The Hyottoko (火男) is a comic figure of Japanese folklore with a pinched mouth, as if blowing on a fire. He is not a demon, but a household lucky charm tied to the hearth, laughter and good fortune.
This guide explains where the face comes from, why Hyottoko appears with Okame, and why the mask still works as a light good-luck figure today.
Quick notes
- Hyottoko comes from hi-otoko (火男), "the man of fire": his twisted mouth is the act of blowing on embers
- A household lucky figure, not a scary spirit
- He forms a pair with Okame (Otafuku), the round smiling female face of the festivals

Who is Hyottoko?
Hyottoko is a male figure of Japanese popular folklore. You know him by his pinched, off-center mouth, often with one eye smaller than the other, and a tenugui (cotton cloth, frequently blue-dotted) tied around his head. Nothing threatening: he's a figure of good humor, attached to the hearth and to luck.
Where does the name come from?
The name most likely comes from hi-otoko (火男), "the man of fire". In traditional homes, around the irori (the hearth sunk into the middle of the room), keeping the fire alive was vital, and you blew on the embers through a length of bamboo. Hyottoko's puckered mouth is that gesture, frozen: a man blowing on the fire.
The hearth legend
Several Tōhoku tales give him an origin. In one, a strange-faced child produces gold from his navel when gently poked. The family prospers, until greed ruins everything. From there, Hyottoko stays tied to the household fire, the hearth and fortune. The variants shift from region to region, but the core holds: this face brings luck to the home.
Hyottoko and Okame, the festival pair
Hyottoko rarely appears alone. His partner is Okame (also called Otafuku), a round female face with full cheeks and a calm smile.

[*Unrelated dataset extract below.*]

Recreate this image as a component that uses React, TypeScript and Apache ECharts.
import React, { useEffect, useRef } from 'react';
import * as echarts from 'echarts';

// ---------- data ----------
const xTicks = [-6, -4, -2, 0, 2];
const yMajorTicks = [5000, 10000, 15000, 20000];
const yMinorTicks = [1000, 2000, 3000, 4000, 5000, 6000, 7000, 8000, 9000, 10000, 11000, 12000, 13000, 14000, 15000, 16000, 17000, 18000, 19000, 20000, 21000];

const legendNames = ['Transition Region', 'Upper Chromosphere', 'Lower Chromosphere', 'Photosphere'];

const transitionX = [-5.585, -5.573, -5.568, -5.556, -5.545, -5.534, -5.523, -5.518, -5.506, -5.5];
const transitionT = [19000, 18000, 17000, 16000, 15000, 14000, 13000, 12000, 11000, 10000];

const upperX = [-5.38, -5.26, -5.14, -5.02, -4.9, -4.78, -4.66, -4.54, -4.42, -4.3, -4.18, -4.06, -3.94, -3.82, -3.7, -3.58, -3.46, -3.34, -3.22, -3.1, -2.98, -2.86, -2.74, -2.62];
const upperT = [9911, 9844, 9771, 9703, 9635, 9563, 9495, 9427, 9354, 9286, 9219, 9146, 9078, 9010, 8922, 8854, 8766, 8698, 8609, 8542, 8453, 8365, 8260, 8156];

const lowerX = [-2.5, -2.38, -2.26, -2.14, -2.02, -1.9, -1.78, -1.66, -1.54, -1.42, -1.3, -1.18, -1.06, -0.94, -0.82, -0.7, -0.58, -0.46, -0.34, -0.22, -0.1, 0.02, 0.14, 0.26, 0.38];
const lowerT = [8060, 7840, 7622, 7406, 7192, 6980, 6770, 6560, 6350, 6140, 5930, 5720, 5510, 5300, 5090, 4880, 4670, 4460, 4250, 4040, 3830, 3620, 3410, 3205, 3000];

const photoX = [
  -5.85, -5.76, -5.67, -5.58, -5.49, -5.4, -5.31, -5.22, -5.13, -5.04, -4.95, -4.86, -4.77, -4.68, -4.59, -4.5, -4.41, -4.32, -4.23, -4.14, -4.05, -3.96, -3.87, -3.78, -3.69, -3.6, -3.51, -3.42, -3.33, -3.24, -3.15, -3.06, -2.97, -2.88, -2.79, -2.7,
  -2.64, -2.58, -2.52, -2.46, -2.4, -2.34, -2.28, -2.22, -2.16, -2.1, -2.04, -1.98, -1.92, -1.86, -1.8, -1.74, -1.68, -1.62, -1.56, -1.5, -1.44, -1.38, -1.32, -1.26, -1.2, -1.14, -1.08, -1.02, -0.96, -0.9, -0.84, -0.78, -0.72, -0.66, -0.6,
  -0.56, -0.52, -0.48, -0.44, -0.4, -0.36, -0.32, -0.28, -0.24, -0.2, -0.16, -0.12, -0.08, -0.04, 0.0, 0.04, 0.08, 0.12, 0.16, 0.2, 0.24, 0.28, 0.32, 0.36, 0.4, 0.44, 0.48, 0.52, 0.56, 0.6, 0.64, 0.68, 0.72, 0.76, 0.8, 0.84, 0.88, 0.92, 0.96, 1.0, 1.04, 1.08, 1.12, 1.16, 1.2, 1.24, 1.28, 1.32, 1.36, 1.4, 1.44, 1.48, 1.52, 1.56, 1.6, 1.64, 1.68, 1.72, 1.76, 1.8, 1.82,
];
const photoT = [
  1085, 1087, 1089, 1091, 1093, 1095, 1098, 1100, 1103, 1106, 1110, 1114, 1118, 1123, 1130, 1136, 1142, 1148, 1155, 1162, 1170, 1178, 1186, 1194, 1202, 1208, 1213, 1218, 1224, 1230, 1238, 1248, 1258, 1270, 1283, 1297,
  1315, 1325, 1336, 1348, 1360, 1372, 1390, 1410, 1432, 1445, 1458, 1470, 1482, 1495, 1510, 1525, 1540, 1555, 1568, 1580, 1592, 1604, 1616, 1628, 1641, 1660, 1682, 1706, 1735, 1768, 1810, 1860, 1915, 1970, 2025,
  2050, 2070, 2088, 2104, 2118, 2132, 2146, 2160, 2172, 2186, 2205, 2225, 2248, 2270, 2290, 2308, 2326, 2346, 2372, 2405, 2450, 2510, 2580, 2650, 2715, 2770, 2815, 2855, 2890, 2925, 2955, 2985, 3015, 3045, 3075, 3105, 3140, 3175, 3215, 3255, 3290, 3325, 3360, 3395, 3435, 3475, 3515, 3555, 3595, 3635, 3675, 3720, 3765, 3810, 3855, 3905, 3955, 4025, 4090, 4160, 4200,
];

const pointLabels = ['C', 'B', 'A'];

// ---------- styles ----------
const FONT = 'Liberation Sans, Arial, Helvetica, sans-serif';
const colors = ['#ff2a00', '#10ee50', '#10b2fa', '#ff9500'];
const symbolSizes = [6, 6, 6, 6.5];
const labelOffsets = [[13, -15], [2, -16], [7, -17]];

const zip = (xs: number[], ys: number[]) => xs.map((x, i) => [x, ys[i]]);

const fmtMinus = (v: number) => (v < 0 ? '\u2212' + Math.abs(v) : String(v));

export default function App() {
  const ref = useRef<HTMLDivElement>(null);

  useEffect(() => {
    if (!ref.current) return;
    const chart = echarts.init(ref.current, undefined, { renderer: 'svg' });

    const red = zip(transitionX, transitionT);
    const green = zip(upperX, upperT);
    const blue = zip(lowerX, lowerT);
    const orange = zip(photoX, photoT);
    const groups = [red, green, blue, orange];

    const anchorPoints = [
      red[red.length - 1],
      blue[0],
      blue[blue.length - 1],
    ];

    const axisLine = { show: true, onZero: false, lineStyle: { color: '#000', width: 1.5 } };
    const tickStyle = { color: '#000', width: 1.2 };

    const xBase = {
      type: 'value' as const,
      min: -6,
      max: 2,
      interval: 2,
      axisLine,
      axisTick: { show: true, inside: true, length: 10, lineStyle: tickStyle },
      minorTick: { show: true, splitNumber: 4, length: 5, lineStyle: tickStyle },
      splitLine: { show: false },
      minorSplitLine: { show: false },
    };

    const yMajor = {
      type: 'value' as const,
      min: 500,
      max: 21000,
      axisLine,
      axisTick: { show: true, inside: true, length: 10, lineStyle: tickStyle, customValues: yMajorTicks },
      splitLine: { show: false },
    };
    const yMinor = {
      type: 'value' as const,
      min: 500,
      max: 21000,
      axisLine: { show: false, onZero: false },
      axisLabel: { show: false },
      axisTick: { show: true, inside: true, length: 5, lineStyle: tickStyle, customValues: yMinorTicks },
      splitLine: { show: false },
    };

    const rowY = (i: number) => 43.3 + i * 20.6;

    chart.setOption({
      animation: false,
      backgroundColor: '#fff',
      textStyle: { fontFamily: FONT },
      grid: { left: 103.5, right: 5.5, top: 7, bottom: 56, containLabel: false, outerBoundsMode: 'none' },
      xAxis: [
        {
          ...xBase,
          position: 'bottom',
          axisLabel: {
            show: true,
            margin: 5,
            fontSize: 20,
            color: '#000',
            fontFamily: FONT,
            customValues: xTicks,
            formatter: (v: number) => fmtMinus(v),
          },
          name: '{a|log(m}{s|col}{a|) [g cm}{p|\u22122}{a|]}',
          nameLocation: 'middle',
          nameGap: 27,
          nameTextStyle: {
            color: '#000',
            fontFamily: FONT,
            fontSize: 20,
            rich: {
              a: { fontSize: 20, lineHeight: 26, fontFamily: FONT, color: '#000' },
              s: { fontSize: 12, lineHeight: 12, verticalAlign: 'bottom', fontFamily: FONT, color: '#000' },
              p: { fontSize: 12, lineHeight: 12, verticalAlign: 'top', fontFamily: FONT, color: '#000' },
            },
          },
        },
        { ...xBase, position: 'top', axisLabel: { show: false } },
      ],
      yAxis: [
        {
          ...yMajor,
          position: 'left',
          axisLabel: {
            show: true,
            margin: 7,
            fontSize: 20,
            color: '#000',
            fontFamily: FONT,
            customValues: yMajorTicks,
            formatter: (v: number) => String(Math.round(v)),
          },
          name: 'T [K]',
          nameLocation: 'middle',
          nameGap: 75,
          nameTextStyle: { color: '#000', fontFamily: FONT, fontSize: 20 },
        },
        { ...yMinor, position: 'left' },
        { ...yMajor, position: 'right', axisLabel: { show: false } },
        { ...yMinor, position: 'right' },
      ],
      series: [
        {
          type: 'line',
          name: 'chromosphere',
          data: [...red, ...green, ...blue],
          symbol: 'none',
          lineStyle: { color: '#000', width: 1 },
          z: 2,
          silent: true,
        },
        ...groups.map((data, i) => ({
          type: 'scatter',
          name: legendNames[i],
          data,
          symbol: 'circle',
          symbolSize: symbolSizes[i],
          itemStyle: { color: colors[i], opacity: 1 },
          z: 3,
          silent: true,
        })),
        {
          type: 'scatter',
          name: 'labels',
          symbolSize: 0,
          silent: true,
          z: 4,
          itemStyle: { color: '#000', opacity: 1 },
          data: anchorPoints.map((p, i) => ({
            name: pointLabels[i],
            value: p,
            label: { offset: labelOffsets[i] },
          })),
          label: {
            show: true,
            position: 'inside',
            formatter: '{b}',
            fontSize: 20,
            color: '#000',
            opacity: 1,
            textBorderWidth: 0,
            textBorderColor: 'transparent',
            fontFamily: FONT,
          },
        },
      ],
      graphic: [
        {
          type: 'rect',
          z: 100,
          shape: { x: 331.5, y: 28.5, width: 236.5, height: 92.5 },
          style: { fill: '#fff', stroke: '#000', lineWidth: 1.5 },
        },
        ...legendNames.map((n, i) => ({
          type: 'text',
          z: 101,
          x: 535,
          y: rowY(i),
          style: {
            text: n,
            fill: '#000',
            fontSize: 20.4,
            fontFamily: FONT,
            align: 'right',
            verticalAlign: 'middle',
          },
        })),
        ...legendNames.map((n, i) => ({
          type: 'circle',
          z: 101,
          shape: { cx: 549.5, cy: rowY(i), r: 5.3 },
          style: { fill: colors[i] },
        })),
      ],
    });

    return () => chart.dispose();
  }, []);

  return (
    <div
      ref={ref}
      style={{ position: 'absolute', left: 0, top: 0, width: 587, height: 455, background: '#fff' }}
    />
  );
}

He's movement and comedy; she's calm and kindness. Together they balance each other, side by side in the matsuri. That pairing is exactly why I wanted to make the Okame: you can't really make one without thinking of the other. The Dai Yokai Okame mask is planned as a future workshop piece.
His role in dance and matsuri
Hyottoko shows up mostly in folk dances (kagura, festival dances). A dancer puts on the mask and plays the fool: exaggerated walk, clumsy gestures, drawing laughter from the crowd. In Hyuga, Miyazaki prefecture, a big summer festival is devoted to him, with hundreds of Hyottoko dancers. Making people laugh is no small thing here: joy draws luck and pleases the kami.
Why the mask appeals today
Hyottoko cuts against the demon masks. Where the Oni intimidates and the Hannya unsettles, he disarms. It's a face that lifts the mood, easy to place in an entryway, a kitchen or a sociable corner. In my workshop in Brittany, I print him in PETG and paint him by hand. The hardest part is the mouth: too sharp and it turns grotesque, too soft and it loses the blowing gesture. I keep the asymmetry just right so he looks alive.
From folklore to a real mask
Folklore gives the idea. The object still has to feel right in the hand, on a wall or on a convention table. The Dai Yokai handmade Japanese masks start there: Oni, Hannya, Kitsune, Tengu or Mempo, each with a different presence.
FAQ
Is Hyottoko a yokai?
No. He's a comic folklore figure tied to fire and the hearth, not a frightening supernatural spirit. He sits among the lucky charms instead.
What's the difference between Hyottoko and Okame?
Hyottoko is the male face with the twisted mouth (the breath, the fire). Okame, or Otafuku, is the round smiling female face. The two form a festival pair.
Why is his mouth crooked?
Because he's blowing on the fire through a bamboo tube. The puckered mouth is that gesture, frozen.
Where should I hang a Hyottoko mask?
In an entryway, a kitchen or a living space. It's a good-humored face, at home wherever you welcome people.
Does Hyottoko bring luck?
Yes. He's a figure of household fire and fortune: in Tōhoku tales he's linked to the prosperity of the home, and in the matsuri, the laughter he provokes is meant to draw luck and please the kami.